Per superare questo ostacolo e dimostrare proattivamente l’allineamento agli standard europei, la soluzione più opportuna ritengo sia quella da me proposta, ossia l’estensione dell’aliquota dello 0,2% da applicare anche al valore delle attività finanziarie detenute sul territorio sammarinese. Tale misura, come detto, non solo scongiurerebbe il rischio dell’accertamento del trattamento discriminatorio (rafforzando la credibilità di San Marino come partner pienamente conforme alle normative internazionali), ma genererebbe anche un notevole gettito fiscale per le casse dello Stato, quindi una garanzia di entrata stabile, equa e trasparente. 

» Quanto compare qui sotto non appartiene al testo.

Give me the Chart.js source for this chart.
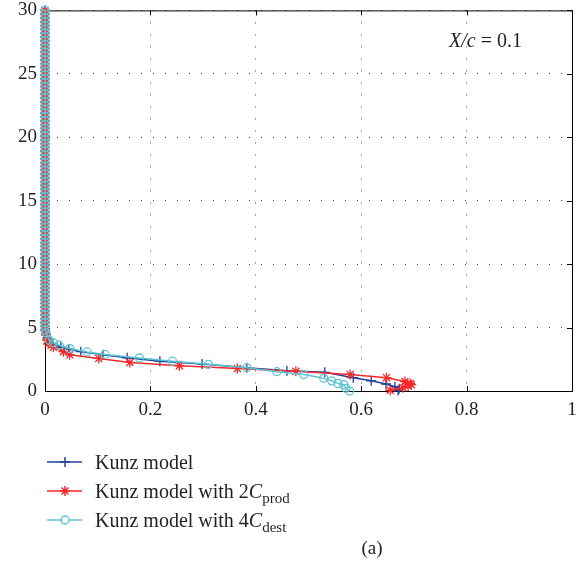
<!DOCTYPE html>
<html>
<head>
<meta charset="utf-8">
<script src="https://cdn.jsdelivr.net/npm/chart.js@4/dist/chart.umd.min.js"></script>
<style>
  html, body { margin: 0; padding: 0; background: #fff; }
  #wrap { width: 587px; height: 575px; overflow: hidden; position: relative; }
  #profile { position: absolute; left: 0; top: -9px; }
</style>
</head>
<body>
<div id="wrap"><canvas id="profile" width="587" height="584"></canvas></div>
<script>
// markers stacked along the wall (x = 0)
let WALL_Y = [
    30.0, 29.7, 29.4, 29.1, 28.8, 28.5, 28.2, 27.9, 27.6, 27.3, 27.0, 26.7, 26.4, 26.1,
    25.8, 25.5, 25.2, 24.9, 24.6, 24.3, 24.0, 23.7, 23.4, 23.1, 22.8, 22.5, 22.2, 21.9,
    21.6, 21.3, 21.0, 20.7, 20.4, 20.1, 19.8, 19.5, 19.2, 18.9, 18.6, 18.3, 18.0, 17.7,
    17.4, 17.1, 16.8, 16.5, 16.2, 15.9, 15.6, 15.3, 15.0, 14.7, 14.4, 14.1, 13.8, 13.5,
    13.2, 12.9, 12.6, 12.3, 12.0, 11.7, 11.4, 11.1, 10.8, 10.5, 10.2, 9.9, 9.6, 9.3,
    9.0, 8.7, 8.4, 8.1, 7.8, 7.5, 7.2, 6.9, 6.6, 6.3, 6.0, 5.7, 5.4, 5.1, 4.8
];

// Kunz model
let KUNZ_X = [0.002, 0.006, 0.015, 0.03, 0.045, 0.068, 0.11, 0.156, 0.218, 0.298, 0.383, 0.459, 0.531, 0.585, 0.619, 0.647, 0.664, 0.672, 0.67];
let KUNZ_Y = [4.5, 4.1, 3.75, 3.45, 3.3, 3.1, 2.85, 2.62, 2.35, 2.12, 1.83, 1.6, 1.47, 1.05, 0.8, 0.55, 0.34, 0.18, 0.03];

// Kunz model with 2 C_prod
let PROD_X = [0.002, 0.004, 0.006, 0.016, 0.035, 0.047, 0.102, 0.161, 0.255, 0.365, 0.476, 0.579, 0.648, 0.683, 0.693, 0.695, 0.689, 0.679, 0.655];
let PROD_Y = [4.4, 4.0, 3.7, 3.45, 3.1, 2.85, 2.57, 2.25, 1.99, 1.78, 1.55, 1.31, 1.05, 0.75, 0.6, 0.5, 0.39, 0.26, 0.06];

// Kunz model with 4 C_dest
let DEST_X = [0.002, 0.008, 0.016, 0.027, 0.047, 0.08, 0.114, 0.179, 0.242, 0.31, 0.383, 0.44, 0.491, 0.529, 0.544, 0.556, 0.567, 0.571, 0.578];
let DEST_Y = [4.6, 4.0, 3.8, 3.61, 3.35, 3.08, 2.88, 2.6, 2.35, 2.1, 1.83, 1.52, 1.3, 1.0, 0.8, 0.6, 0.5, 0.21, 0.0];

let X_TICKS = [0, 0.2, 0.4, 0.6, 0.8, 1];
let Y_TICKS = [0, 5, 10, 15, 20, 25, 30];

const COLOR_KUNZ = '#22409a';
const COLOR_PROD = '#f22a2a';
const COLOR_DEST = '#5cc6d6';
const SERIF = "'Liberation Serif', 'DejaVu Serif', serif";
const SHIFT = 9; // canvas sits 9px above the page top

function profile(xs, ys) {
    const wall = WALL_Y.map(y => ({ x: 0, y: y }));
    return wall.concat(xs.map((x, i) => ({ x: x, y: ys[i] })));
}

const SERIES = [
    { label: 'Kunz model', sub: '', color: COLOR_KUNZ, style: 'cross', radius: 5, data: profile(KUNZ_X, KUNZ_Y), order: 3 },
    { label: 'Kunz model with 2', sub: 'prod', color: COLOR_PROD, style: 'star', radius: 5, data: profile(PROD_X, PROD_Y), order: 2 },
    { label: 'Kunz model with 4', sub: 'dest', color: COLOR_DEST, style: 'circle', radius: 4, data: profile(DEST_X, DEST_Y), order: 1 }
];

const frame = {
    id: 'frame',
    beforeDatasetsDraw(chart) {
        const { ctx, chartArea: a, scales } = chart;
        ctx.save();
        ctx.strokeStyle = '#000';
        ctx.lineWidth = 1;
        ctx.strokeRect(a.left + 0.5, a.top + 0.5, a.right - a.left, a.bottom - a.top);
        ctx.beginPath();
        X_TICKS.forEach(v => {
            const px = Math.round(scales.x.getPixelForValue(v)) + 0.5;
            ctx.moveTo(px, a.bottom); ctx.lineTo(px, a.bottom - 5);
            ctx.moveTo(px, a.top); ctx.lineTo(px, a.top + 5);
        });
        Y_TICKS.forEach(v => {
            const py = Math.round(scales.y.getPixelForValue(v)) + 0.5;
            ctx.moveTo(a.left, py); ctx.lineTo(a.left + 5, py);
            ctx.moveTo(a.right, py); ctx.lineTo(a.right - 5, py);
        });
        ctx.stroke();
        ctx.restore();
    },
    afterDraw(chart) {
        const { ctx } = chart;
        ctx.save();
        ctx.translate(0, SHIFT);
        ctx.fillStyle = '#231f20';
        ctx.textBaseline = 'alphabetic';

        // annotation
        ctx.font = 'italic 20px ' + SERIF;
        ctx.fillText('X/c', 449, 47);
        let w = ctx.measureText('X/c').width;
        ctx.font = '20px ' + SERIF;
        ctx.fillText(' = 0.1', 449 + w, 47);

        // legend
        SERIES.forEach((s, i) => {
            const cy = 462 + i * 29;
            ctx.strokeStyle = s.color;
            ctx.lineWidth = 1.5;
            ctx.beginPath();
            ctx.moveTo(47, cy); ctx.lineTo(82, cy);
            ctx.stroke();
            ctx.fillStyle = s.style === 'circle' ? '#fff' : s.color;
            Chart.helpers.drawPoint(ctx, { pointStyle: s.style, radius: s.radius, rotation: 0, borderWidth: 1.3 }, 65, cy);

            ctx.fillStyle = '#231f20';
            ctx.font = '20px ' + SERIF;
            const base = cy + 7;
            ctx.fillText(s.label, 95, base);
            if (s.sub) {
                let x = 95 + ctx.measureText(s.label).width;
                ctx.font = 'italic 20px ' + SERIF;
                ctx.fillText('C', x, base);
                x += ctx.measureText('C').width;
                ctx.font = '15px ' + SERIF;
                ctx.fillText(s.sub, x, base + 5);
            }
        });

        ctx.font = '19px ' + SERIF;
        ctx.textAlign = 'center';
        ctx.fillText('(a)', 372, 554);
        ctx.restore();
    }
};

const ctx = document.getElementById('profile');

new Chart(ctx, {
    type: 'scatter',
    data: {
        datasets: SERIES.map(s => ({
            label: s.label,
            data: s.data,
            showLine: true,
            clip: 12,
            borderColor: s.color,
            backgroundColor: s.style === 'circle' ? 'rgba(0,0,0,0)' : s.color,
            borderWidth: 1.5,
            pointStyle: s.style,
            pointRadius: s.radius,
            pointBorderWidth: 1.3,
            pointBorderColor: s.color,
            pointBackgroundColor: s.style === 'circle' ? 'rgba(0,0,0,0)' : s.color,
            order: s.order
        }))
    },
    options: {
        responsive: false,
        animation: false,
        layout: { padding: { left: 0, top: 0, right: 15, bottom: 0 } },
        plugins: {
            legend: { display: false },
            tooltip: { enabled: false }
        },
        scales: {
            x: {
                type: 'linear',
                min: 0,
                max: 1,
                afterFit: scale => { scale.height = 184; },
                afterBuildTicks: scale => { scale.ticks = X_TICKS.map(v => ({ value: v })); },
                ticks: {
                    color: '#231f20', font: { family: SERIF, size: 19 }, padding: 8, maxRotation: 0,
                    callback: v => String(v)
                },
                grid: { color: '#444', lineWidth: 1, drawTicks: false },
                border: { display: false, dash: [1, 11] }
            },
            y: {
                type: 'linear',
                min: 0,
                max: 30,
                afterFit: scale => { scale.width = 45; },
                afterBuildTicks: scale => { scale.ticks = Y_TICKS.map(v => ({ value: v })); },
                ticks: { color: '#231f20', font: { family: SERIF, size: 19 }, padding: 8 },
                grid: { color: '#444', lineWidth: 1, drawTicks: false },
                border: { display: false, dash: [1, 11] }
            }
        }
    },
    plugins: [frame]
});
</script>
</body>
</html>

La principale eccezione sollevata alla mia proposta è che in tale modo si penalizzerebbero le banche sammarinesi, poiché potrebbe indurre le persone e le aziende a trasferire all’estero i propri risparmi. Ma io mi domando: se un correntista ha un deposito presso una banca di San Marino di € 100.000, per evitare di pagare un’imposta di soli € 200, perché mai dovrebbe trasferire i fondi all’estero? Se una persona o una società ha depositi bancari o titoli per € 1.000.000, quale problema avrebbe nel vedersi prelevare annualmente € 2.000? 

Per scongiurare, comunque, tale rischio, e mantenere l’attrattività delle banche sammarinesi, il provvedimento fiscale potrebbe essere accompagnato anche da una politica di riduzione dei costi a carico dei correntisti e dall’introduzione dell’obbligatorietà per le banche all’apertura dei conti correnti ed il divieto al recesso in caso di conti correnti attivi, come peraltro già approvato in Italia dalla Camera dei Deputati.

Se poi, a questi provvedimenti, aggiungessimo anche interventi per la riduzione dei costi della Pubblica Amministrazione, i 20 milioni necessari risulterebbero ampiamente raggiungibili.